#REPOST from Merivales “Meritales”
#REPOST from Merivales “Meritales” blog post!
Supplier Spotlight: Julian Parisi
Posted in 23 Aug 2019
It’s just before dawn at Flemington’s Sydney Markets and we’ve already squandered the best buys according to third-generation merchant Julian Parisi. He’s taking Danielle Alvarez and her team from Fred’s, in Paddington, on a tour of Sydney’s sprawling produce market, and it’s hard to believe that we’ve already missed the action. In between piles of rainbow chard and kefir limes, an endless parade of forklifts glide perilously close to calamity, pirouetting around corners like a blood sport ballet. Merchants yell from atop hessian sacks waving big calloused hands while their colleagues loiter in the aisles exchanging cigarettes with the morning’s gossip.
The old-school scenes of the city’s veg trade are equal parts chaos and charm, but for Julian (pictured below) the fuss is second-nature. He was raised in the place and everywhere we go vendors are keen to show him what they’re peddling. “I always used to come here as a kid, so I know generations of growers. There’s a lot of history here, but there’s a lot of banter as well,” he says.
But it’s not just growers that share an inter-generational history with Parisi – the wholesaler has a decades long relationship with clients like Merivale too. “I’m the third generation to work closely with Merivale. Justin and Bettina are the second on their side,” he says. “My father and his brothers dealt with Mr. John and Merivale Hemmes years ago out of the Rose Bay store when we were just retail, so there’s a lot of history between our families.”
Things have changed a lot since the Rose Bay days for the supplier. With a reputation for fresh, quality produce having earned them the retail business of Sydney’s best restaurateurs and chefs, Julian and his father Chris saw an opportunity to grow the operation. “Parisi has changed in a big way. We were always a retail business, supplying our customers for their home kitchens,” he says. “But about 9 years ago I left my job at Goldman Sachs, and my father Chris and I started our wholesale business. Our relationship with brands like Merivale was a catalyst for that.”
Today, Parisi is one of the most recognisable names in fruit and veg. Having moved into an enormous warehouse at Sydney Markets, they now stock some of Sydney’s top restaurants. From the ever-evolving roster of weird and wonderful produce at Fred’s to the plump tomatoes and sumptuous melon antipasti at Totti’s, their goods are the cornerstone of the city’s finest menus.
“Fresh produce is essential if you want to run a reputable business,” says Totti’s executive chef Mike Eggert. “Our customers have an expectation that they’re going to get fresh produce and quality local ingredients, which are inextricably linked to a delicious meal,” he says. “It’s a two-way street.
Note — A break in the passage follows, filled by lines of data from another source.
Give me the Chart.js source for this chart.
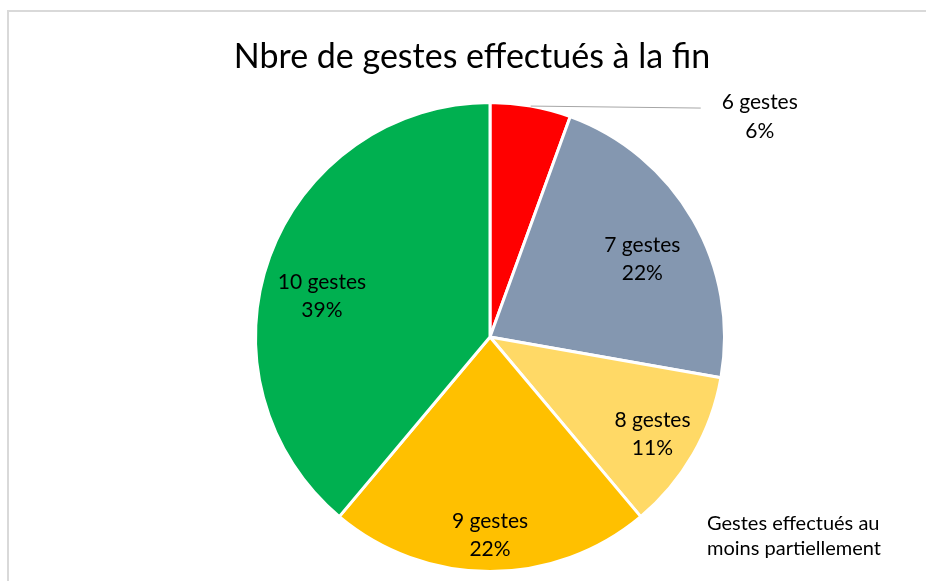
<!DOCTYPE html>
<html>
<head>
<meta charset="utf-8">
<script src="https://cdn.jsdelivr.net/npm/chart.js@4.4.0/dist/chart.umd.min.js"></script>
<style>
  html, body { margin: 0; padding: 0; background: #fff; }
  #wrap { position: relative; width: 926px; height: 581px; overflow: hidden; }
  #frame { position: absolute; left: 7px; top: 10px; width: 940px; height: 600px;
           border-left: 2px solid #d9d9d9; border-top: 2px solid #d9d9d9; }
  canvas { position: absolute; left: 0; top: 0; }
</style>
</head>
<body>
<div id="wrap">
  <div id="frame"></div>
  <canvas id="pie" width="926" height="581"></canvas>
</div>
<script>
const categories = ['6 gestes', '7 gestes', '8 gestes', '9 gestes', '10 gestes'];
const counts = [1, 4, 2, 4, 7];
const percentLabels = ['6%', '22%', '11%', '22%', '39%'];
const colors = ['#FF0000', '#8497B0', '#FFD966', '#FFC000', '#00B050'];

const titleText = 'Nbre de gestes effectués à la fin';
const noteLines = ['Gestes effectués au', 'moins partiellement'];

const fontFamily = 'Lato, "Open Sans", sans-serif';

// label placement inside each slice (fraction of radius + small nudge)
const labelDepth = [0, 0.75, 0.8, 0.84, 0.74];
const labelNudge = [[0, 0], [0, 10], [0, 3], [0, 1], [-5, 19]];

const labelPlugin = {
    id: 'labels',
    afterDatasetsDraw(chart) {
        const ctx = chart.ctx;
        const arcs = chart.getDatasetMeta(0).data;
        ctx.save();
        ctx.fillStyle = '#000';
        ctx.textAlign = 'center';
        ctx.textBaseline = 'middle';
        ctx.font = '21px ' + fontFamily;

        arcs.forEach((arc, i) => {
            const p = arc.getProps(['x', 'y', 'startAngle', 'endAngle', 'outerRadius']);
            const mid = (p.startAngle + p.endAngle) / 2;
            if (i === 0) {
                // small slice: label outside with a leader line
                const sx = p.x + Math.cos(mid) * p.outerRadius;
                const sy = p.y + Math.sin(mid) * p.outerRadius;
                ctx.strokeStyle = '#a6a6a6';
                ctx.lineWidth = 1;
                ctx.beginPath();
                ctx.moveTo(sx, sy);
                ctx.lineTo(sx + 170, sy + 2);
                ctx.stroke();
                ctx.fillText(categories[i], sx + 229, sy - 4);
                ctx.fillText(percentLabels[i], sx + 229, sy + 25);
            } else {
                const r = p.outerRadius * labelDepth[i];
                const cx = p.x + Math.cos(mid) * r + labelNudge[i][0];
                const cy = p.y + Math.sin(mid) * r + labelNudge[i][1];
                ctx.fillText(categories[i], cx, cy - 14);
                ctx.fillText(percentLabels[i], cx, cy + 14);
            }
        });

        // title
        ctx.font = '34px ' + fontFamily;
        ctx.fillText(titleText, 472, 57);

        // note bottom right
        ctx.textAlign = 'left';
        ctx.font = '20px ' + fontFamily;
        ctx.fillText(noteLines[0], 707, 524);
        ctx.fillText(noteLines[1], 707, 549);
        ctx.restore();
    }
};

new Chart(document.getElementById('pie'), {
    type: 'pie',
    data: {
        labels: categories,
        datasets: [{
            data: counts,
            backgroundColor: colors,
            borderColor: '#ffffff',
            borderWidth: 3
        }]
    },
    options: {
        responsive: false,
        animation: false,
        layout: { padding: { top: 101, bottom: 8, left: 254, right: 200 } },
        plugins: {
            legend: { display: false },
            title: { display: false },
            tooltip: { enabled: false }
        }
    },
    plugins: [labelPlugin]
});
</script>
</body>
</html>
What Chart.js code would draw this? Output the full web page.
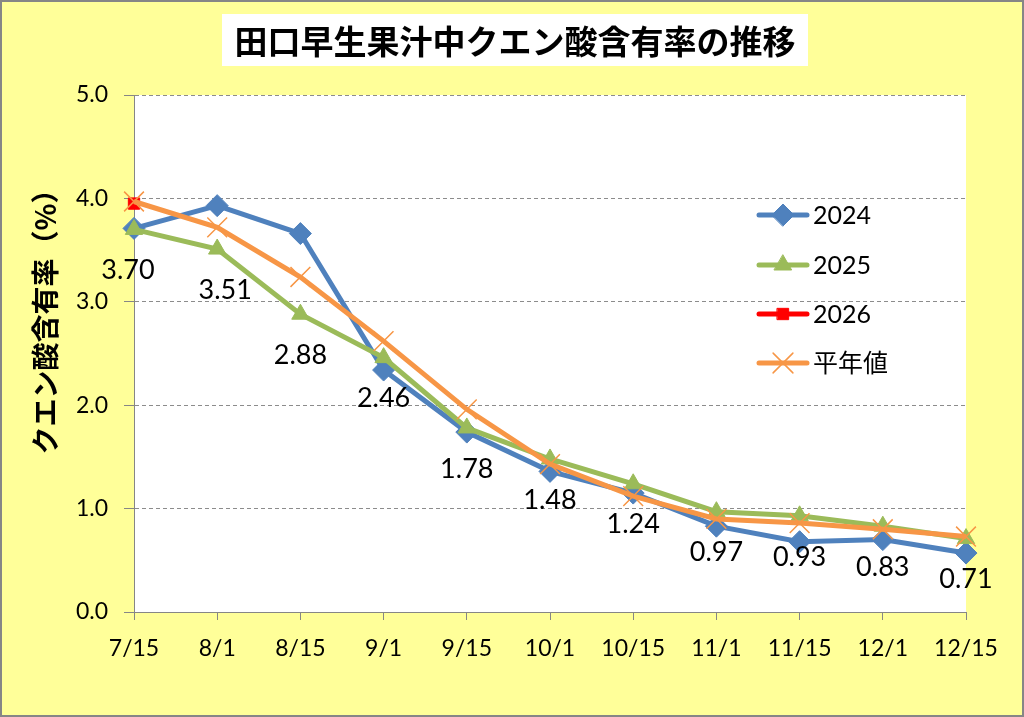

I give Julian things to look for as I know they’re coming into season, but he also has the licence to see something interesting and shoot us a message knowing someone will always say ‘sh*t, I really want those.’”
“Working with someone with his knowledge and experience is the reason I don’t have to go to the markets anymore,” says Mike. “It’s a relationship heavily reliant trust – plus everyone saves their best stuff for him!”
Julian’s produce tips for this season:
Always make sure that the skin is a nice dark green colour. A good rule is too light is underripe and too dark is overcooked. At this time of year your best bet is Hass avocadoes from WA.
With Queensland in full swing and great tasting berries coming out of WA, this is the best time of year for strawberries. As with avos, colour is really important to picking up great strawberries. The skin should shiny and bright red, and the calyx (that’s the leafy bit at the top) should be a vibrant green colour indicating a fresh, young plant. Look out for deep recessed akins (dimples) which mean the berry has developed nicely on the vine and should be full of flavour.
This is a great time for large, sweet blueberries. It’s really important to look out for berries that have a natural cloudy musk on the skin. This is called the berry bloom which is a natural protective layer and indicates freshness. Stay away from berries with a shiny dark blue appearance.